:: TASK REQUIREMENTS ::
Leaving out the pictures, retype the lines from the beginning of the listing through the line containing "plt.rcParams['font.family'] = ['Liberation".
[BEGIN SUPPLIED MATERIAL]
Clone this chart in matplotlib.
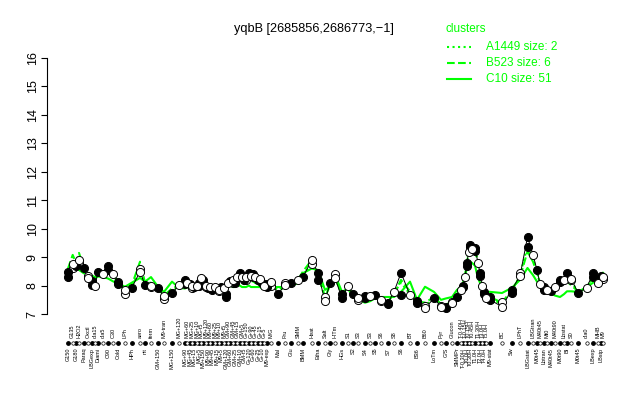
import numpy as np
import matplotlib.pyplot as plt
from matplotlib.lines import Line2D

plt.rcParams['font.family'] = ['Liberation Sans', 'DejaVu Sans']

# conditions, left block
lab_a = ['G150', 'G135', 'G180', 'H2O2', 'Paraq', 'Oxctl', 'LBGexp', 'dia15', 'Diami', 'dia5', 'C90',
         'C30', 'Cold', 'LPh', 'HPh', 'aero', 'nit', 'ferm', 'GM+150', 'M9-tran', 'MG+150', 'MG+120']
pos_a = [68, 72.7, 76, 79, 84, 88, 92, 95, 98, 103, 108, 113, 118, 125, 131.7, 140, 145, 151, 158, 164, 172, 179]
r1_a = [8.49, 8.76, 8.70, 8.90, 8.62, 8.27, 8.02, 7.98, 8.49, 8.41, 8.69, 8.41, 8.14, 7.85, 7.92, 8.49,
        8.02, 8.00, 7.90, 7.63, 7.74, 8.02]
r2_a = [8.30, 8.62, np.nan, 8.78, np.nan, 8.35, 8.15, np.nan, np.nan, np.nan, 8.55, np.nan, 8.05, 7.70,
        np.nan, 8.58, np.nan, 7.95, np.nan, 7.53, np.nan, np.nan]
c10_a = [8.55, 8.65, 8.60, 8.55, 8.43, 8.40, 8.35, 8.30, 8.32, 8.30, 8.25, 8.15, 8.08, 7.96, 8.10, 8.27,
         8.14, 8.30, 7.96, 7.78, 8.14, 7.92]
b523_a = [8.60, 9.08, 8.80, 9.15, 8.60, 8.45, 8.30, 8.20, 8.40, 8.40, 8.50, 8.35, 8.15, 7.90, 8.00, 8.84,
          8.10, 8.10, 7.90, 7.65, 7.90, 8.00]
a1449_a = [8.50, 8.80, 8.70, 8.90, 8.55, 8.35, 8.20, 8.10, 8.45, 8.40, 8.60, 8.40, 8.10, 7.80, 7.95, 8.60,
           8.05, 8.00, 7.85, 7.60, 7.80, 8.00]

# dense glucose / malate time series
lab_b = ['MG+90', 'MG+60', 'MG+45', 'MG+25', 'MG+15', 'MG+10', 'MG+5', 'MG-t5', 'M9+150', 'M9+120',
         'M9+90', 'M9+60', 'M9+45', 'M9+25', 'M9+15', 'M9+10', 'M9+5', 'M9-t5', 'GM+120', 'GM+90',
         'GM+60', 'GM+45', 'GM+25', 'GM+15', 'GM+10', 'GM+5', 'GM-t5', 'G+150', 'G+120', 'G+90',
         'G+60', 'G+45', 'G+25', 'G+15', 'G+10', 'G+5', 'M9-exp']
pos_b = [185, 187, 190, 192, 194, 197, 199, 201, 203, 206, 208, 210, 212, 215, 217, 219, 221, 224, 226,
         228, 230, 233, 235, 237, 240, 242, 244, 246, 249, 251, 253, 255, 258, 260, 262, 264, 267]
r1_b = [8.20, 8.10, 8.05, 8.00, 7.95, 8.00, 8.10, 8.27, 8.20, 8.00, 7.90, 7.95, 7.90, 7.95, 7.90, 7.85,
        7.95, 7.90, 7.60, 8.10, 8.15, 8.20, 8.10, 8.30, 8.44, 8.30, 8.20, 8.30, 8.44, 8.35, 8.40, 8.30,
        8.20, 8.25, 8.10, 8.00, 7.95]
r2_b = [8.05, np.nan, np.nan, 7.90, np.nan, np.nan, 8.00, np.nan, np.nan, 7.95, np.nan, np.nan, 7.85,
        np.nan, np.nan, 7.80, np.nan, np.nan, 7.70, np.nan, np.nan, 8.10, np.nan, np.nan, 8.30, np.nan,
        np.nan, 8.20, np.nan, np.nan, 8.30, np.nan, np.nan, 8.15, np.nan, np.nan, 8.05]
c10_b = [7.90, 7.95, 7.90, 7.85, 7.90, 7.95, 7.90, 7.95, 8.00, 7.90, 7.85, 7.90, 7.85, 7.90, 7.85, 7.80,
         7.90, 7.85, 7.85, 7.95, 8.00, 7.95, 7.95, 8.00, 8.00, 7.95, 7.95, 7.95, 8.00, 7.95, 7.95, 7.95,
         7.95, 7.95, 7.90, 7.90, 7.95]
b523_b = [8.05, 8.00, 7.95, 7.95, 7.90, 8.00, 8.00, 8.10, 8.05, 7.95, 7.90, 7.90, 7.90, 7.90, 7.85, 7.85,
          7.90, 7.85, 7.75, 8.00, 8.05, 8.05, 8.00, 8.10, 8.20, 8.10, 8.05, 8.10, 8.20, 8.15, 8.15, 8.10,
          8.05, 8.10, 8.00, 7.95, 7.95]
a1449_b = [8.10, 8.05, 8.00, 7.95, 7.95, 8.00, 8.05, 8.15, 8.10, 7.95, 7.90, 7.90, 7.90, 7.90, 7.90, 7.85,
           7.90, 7.90, 7.70, 8.05, 8.10, 8.10, 8.05, 8.20, 8.30, 8.20, 8.10, 8.20, 8.30, 8.25, 8.25, 8.20,
           8.10, 8.15, 8.05, 8.00, 7.95]

# middle block (carbon sources, stresses, swarming etc)
lab_c = ['M/G', 'Mal', 'Fru', 'Glu', 'SMM', 'BMM', 'Heat', 'Etha', 'Salt', 'Gly', 'HiTm', 'HGs', 'S1',
         'S2', 'S3', 'S4', 'S3', 'S5', 'S6', 'S7', 'S8', 'S6', 'BT', 'B36', 'B60', 'LoTm', 'Pyr', 'G/S',
         'Glucon', 'SMMPr']
pos_c = [271, 278, 285, 291, 298, 303, 311.7, 318, 325, 330, 335, 342, 348, 353, 358, 365, 370, 375, 381,
         388, 394, 401, 410, 417, 425, 434, 441, 446, 452, 457]
r1_c = [8.14, 7.70, 8.02, 8.10, 8.20, 8.30, 8.90, 8.44, 7.45, 8.10, 8.27, 7.56, 8.00, 7.70, 7.55, 7.55,
        7.62, 7.68, 7.50, 7.40, 7.78, 8.45, 7.67, 7.38, 7.20, 7.56, 7.26, 7.26, 7.40, 7.60]
r2_c = [8.00, np.nan, 8.10, np.nan, np.nan, np.nan, 8.75, 8.20, 7.60, np.nan, 8.40, 7.70, np.nan, np.nan,
        7.50, 7.65, np.nan, np.nan, 7.45, 7.35, np.nan, 7.67, np.nan, 7.45, 7.30, np.nan, 7.30, 7.20,
        7.43, np.nan]
c10_c = [7.95, 7.95, 7.95, 8.00, 8.08, 8.44, 8.60, 8.55, 7.85, 7.96, 8.37, 7.78, 7.90, 7.60, 7.50, 7.40,
         7.45, 7.55, 7.60, 7.60, 7.60, 7.78, 8.14, 7.50, 7.96, 7.78, 7.50, 7.55, 7.60, 7.85]
b523_c = [8.00, 7.85, 8.00, 8.05, 8.20, 8.50, 8.90, 8.45, 7.60, 8.00, 8.30, 7.70, 7.90, 7.65, 7.55, 7.50,
          7.55, 7.60, 7.50, 7.45, 7.70, 8.20, 7.80, 7.45, 7.40, 7.60, 7.35, 7.30, 7.50, 7.70]
a1449_c = [8.05, 7.75, 8.00, 8.05, 8.15, 8.35, 8.80, 8.40, 7.55, 8.05, 8.30, 7.65, 7.95, 7.70, 7.55, 7.55,
           7.60, 7.65, 7.50, 7.40, 7.75, 8.10, 7.70, 7.40, 7.30, 7.55, 7.30, 7.25, 7.45, 7.65]

# dense sporulation time series
lab_d = ['T-0.40H', 'T-0.30H', 'T-0.15H', 'T0.0H', 'T0.15H', 'T0.30H', 'T0.45H', 'T1.0H', 'T1.30H',
         'T2.0H', 'T3.0H', 'T4.0H', 'T5.0H']
pos_d = [461, 463, 465, 467, 468.5, 470, 472, 475, 478, 480, 482, 484, 486]
r1_d = [7.85, 8.00, 8.30, 8.80, 9.19, 9.43, 9.30, 9.32, 8.80, 8.45, 8.00, 7.78, 7.55]
r2_d = [np.nan, 7.95, np.nan, 8.70, np.nan, 9.35, np.nan, 9.20, np.nan, 8.35, np.nan, 7.70, np.nan]
c10_d = [7.96, 8.10, 8.30, 8.66, 8.75, 8.84, 8.80, 8.70, 8.27, 8.10, 7.96, 7.85, 7.78]
b523_d = [7.90, 8.05, 8.35, 8.90, 9.30, 9.50, 9.40, 9.30, 8.75, 8.40, 8.00, 7.80, 7.60]
a1449_d = [7.85, 8.00, 8.30, 8.80, 9.20, 9.40, 9.30, 9.30, 8.80, 8.45, 8.00, 7.80, 7.55]

# right block
lab_e = ['M9-stat', 'BC', 'Sw', 'LPhT', 'LBGstat', 'LBGtran', 'M0t45', 'M40t45', 'Lbtran', 'Mt0',
         'M40t45', 'M40t90', 'M0t90', 'Lbstat', 'BI', 'S0', 'M0t45', 'dia0', 'LBexp', 'MHB', 'LBstp', 'M9']
pos_e = [490, 502, 511.7, 520, 527.5, 533, 537, 540, 544, 547, 551, 555, 560, 564, 567, 571, 578, 586.7,
         593, 598, 600.5, 603]
r1_e = [7.50, 7.26, 7.85, 8.34, 9.71, 9.08, 8.55, 8.06, 7.95, 7.85, 7.82, 7.95, 8.14, 8.20, 8.45, 8.25,
        7.75, 7.92, 8.44, 8.10, 8.35, 8.30]
r2_e = [7.60, 7.43, 7.75, 8.45, 9.37, np.nan, np.nan, np.nan, 7.85, np.nan, np.nan, np.nan, 8.20, np.nan,
        np.nan, 8.20, np.nan, np.nan, 8.30, np.nan, np.nan, 8.25]
c10_e = [7.78, 7.74, 7.92, 8.20, 8.62, 8.37, 8.14, 8.00, 7.96, 7.85, 7.74, 7.65, 7.60, 7.70, 7.80, 7.80,
         7.78, 7.95, 8.10, 8.26, 8.35, 8.45]
b523_e = [7.60, 7.40, 7.85, 8.30, 9.20, 8.84, 8.45, 8.10, 7.95, 7.90, 7.85, 7.90, 8.00, 8.05, 8.15, 8.02,
          7.80, 7.90, 8.30, 8.15, 8.30, 8.35]
a1449_e = [7.55, 7.35, 7.80, 8.35, 9.40, 8.95, 8.50, 8.05, 7.90, 7.85, 7.80, 7.90, 8.10, 8.15, 8.35, 8.20,
           7.75, 7.90, 8.40, 8.10, 8.30, 8.30]

labels = lab_a + lab_b + lab_c + lab_d + lab_e
x = np.array(pos_a + pos_b + pos_c + pos_d + pos_e, dtype=float)
rep1 = np.array(r1_a + r1_b + r1_c + r1_d + r1_e)
rep2 = np.array(r2_a + r2_b + r2_c + r2_d + r2_e)
c10 = np.array(c10_a + c10_b + c10_c + c10_d + c10_e)
b523 = np.array(b523_a + b523_b + b523_c + b523_d + b523_e)
a1449 = np.array(a1449_a + a1449_b + a1449_c + a1449_d + a1449_e)

green = '#00ff00'
fig = plt.figure(figsize=(6.4, 4), dpi=100)
ax = fig.add_axes([47 / 640, 1 - 324.3 / 400, (625 - 47) / 640, 276.5 / 400])
ax.set_xlim(47, 625)
ax.set_ylim(6.64, 16.36)

ax.plot(x, a1449, color=green, ls=':', lw=1.5)
ax.plot(x, b523, color=green, ls='--', lw=1.5)
ax.plot(x, c10, color=green, ls='-', lw=1.5)
ax.plot(x, rep1, color='black', lw=0.7)

filled = np.arange(len(x)) % 2 == 0
for reps in (rep2, rep1):
    ax.scatter(x[filled], reps[filled], s=34, c='black', edgecolors='black', linewidths=0.7, zorder=3)
    ax.scatter(x[~filled], reps[~filled], s=34, c='white', edgecolors='black', linewidths=0.7, zorder=3)

# row of markers and condition names under the plot
tr = ax.get_xaxis_transform()
ax.scatter(x[filled], np.full(filled.sum(), -0.068), s=6, c='black', transform=tr, clip_on=False)
ax.scatter(x[~filled], np.full((~filled).sum(), -0.068), s=6, c='white', edgecolors='black',
           linewidths=0.5, transform=tr, clip_on=False)
for i, (xi, name) in enumerate(zip(x, labels)):
    if i % 2 == 1:
        ax.text(xi, -0.05, name, transform=tr, rotation=90, ha='center', va='bottom', fontsize=4)
    else:
        ax.text(xi, -0.085, name, transform=tr, rotation=90, ha='center', va='top', fontsize=4)

for s in ['top', 'right', 'bottom']:
    ax.spines[s].set_visible(False)
ax.spines['left'].set_bounds(7, 16)
ax.set_xticks([])
ax.set_yticks(range(7, 17))
ax.set_yticklabels([str(v) for v in range(7, 17)], rotation=90, va='center', fontsize=9)
ax.tick_params(axis='y', length=4, pad=2)

fig.text(314 / 640, 1 - 29 / 400, 'yqbB [2685856,2686773,\u22121]', ha='center', va='center', fontsize=9.2)

# legend
fig.text(445 / 640, 1 - 29 / 400, 'clusters', color=green, fontsize=8.5, va='center')
names = ['A1449 size: 2', 'B523 size: 6', 'C10 size: 51']
styles = [':', '--', '-']
for k, (nm, st) in enumerate(zip(names, styles)):
    yy = 1 - (47 + 16 * k) / 400
    fig.add_artist(Line2D([447 / 640, 471 / 640], [yy, yy], color=green, ls=st, lw=1.5))
    fig.text(486 / 640, yy, nm, color=green, fontsize=8.5, va='center')

fig.savefig('out.png', dpi=100)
[END SUPPLIED MATERIAL]
:: REPLY TO THE TASK ::
Clone this chart in matplotlib.
import numpy as np
import matplotlib.pyplot as plt
from matplotlib.lines import Line2D

plt.rcParams['font.family'] = ['Liberation Sans', 'DejaVu Sans']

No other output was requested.